The most common pitfalls for retail traders are structural rather than market-directional: (1) opening accounts with offshore or “unregulated” entities that are not supervised under Hong Kong’s securities oversight perimeter; (2) misreading brand marketing as proof of authorization—always verify the legal entity on the SFC register; (3) high leverage and margin call mechanics that can rapidly crystallize losses, especially when products are OTC and the broker is the counterparty; and (4) crypto-related custody, withdrawal freezes, or platform failures on venues outside the regulated perimeter. If an offer emphasizes very high leverage (for example, 1:500) or a low minimum deposit (often marketed around $250) without clear local authorization and protections, treat it as high risk until proven otherwise via the regulator’s records and enforcement notices.

Conclusion: Stay Compliant and Trade Safely

Trading Regulation in Hong Kong is built around the SFC’s licensing and enforcement perimeter, supported by the HKMA’s oversight of banking stability and the exchange’s surveillance framework. For retail traders, the most actionable discipline is operational: verify authorization in the SFC Public Register, match the legal entity to the trading brand, and avoid offshore structures that sit outside local securities oversight even if they market aggressively. Before funding an account, treat broker licensing rules and client-money safeguards as non-negotiable checks.

Frequently Asked Questions about Trading Regulation in Hong Kong

Is trading legal in Hong Kong?

Yes. Trading in securities and futures is legal, and it is supervised under Hong Kong’s financial market regulation framework—especially when conducted through appropriately licensed/registered intermediaries and recognized venues.

Is forex trading legal in Hong Kong for retail traders?
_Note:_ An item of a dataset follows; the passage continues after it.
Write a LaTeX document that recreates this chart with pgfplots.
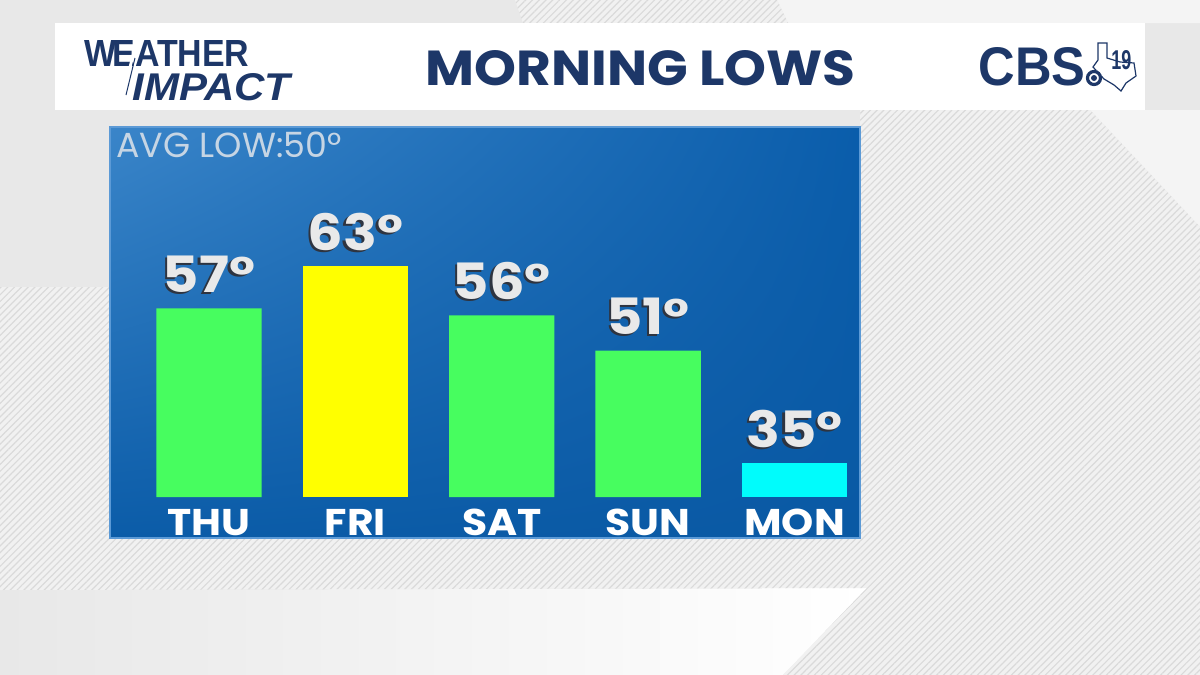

Retail forex trading can be legal, but the key question is the product structure and who offers it. Many retail FX offers are OTC; traders should check whether the provider is within the local regulatory framework for traders (for example, SFC licensing/permissions) or is an offshore entity outside Hong Kong market supervision.

Who regulates stock and derivatives trading in Hong Kong?

The Securities and Futures Commission (SFC) is the main authority for securities oversight of stock and derivatives activities, including licensing of intermediaries and enforcement. HKEX also plays an important role through exchange rulebooks and market surveillance for listed products.

How can I check if a broker is regulated in Hong Kong?

Use the SFC Public Register of Licensed Persons and Registered Institutions: find the broker’s claimed license number, verify it in the register, match the legal entity name to the brand, and review any public disciplinary or enforcement history. This is the most direct way to validate broker licensing rules in practice.

How are trading profits taxed in Hong Kong?

Hong Kong is commonly understood not to impose tax on capital gains, but profits may be taxed as income if the activity is considered a trade or business based on the facts. Because classification can be nuanced, traders should obtain local advice on reporting and treatment.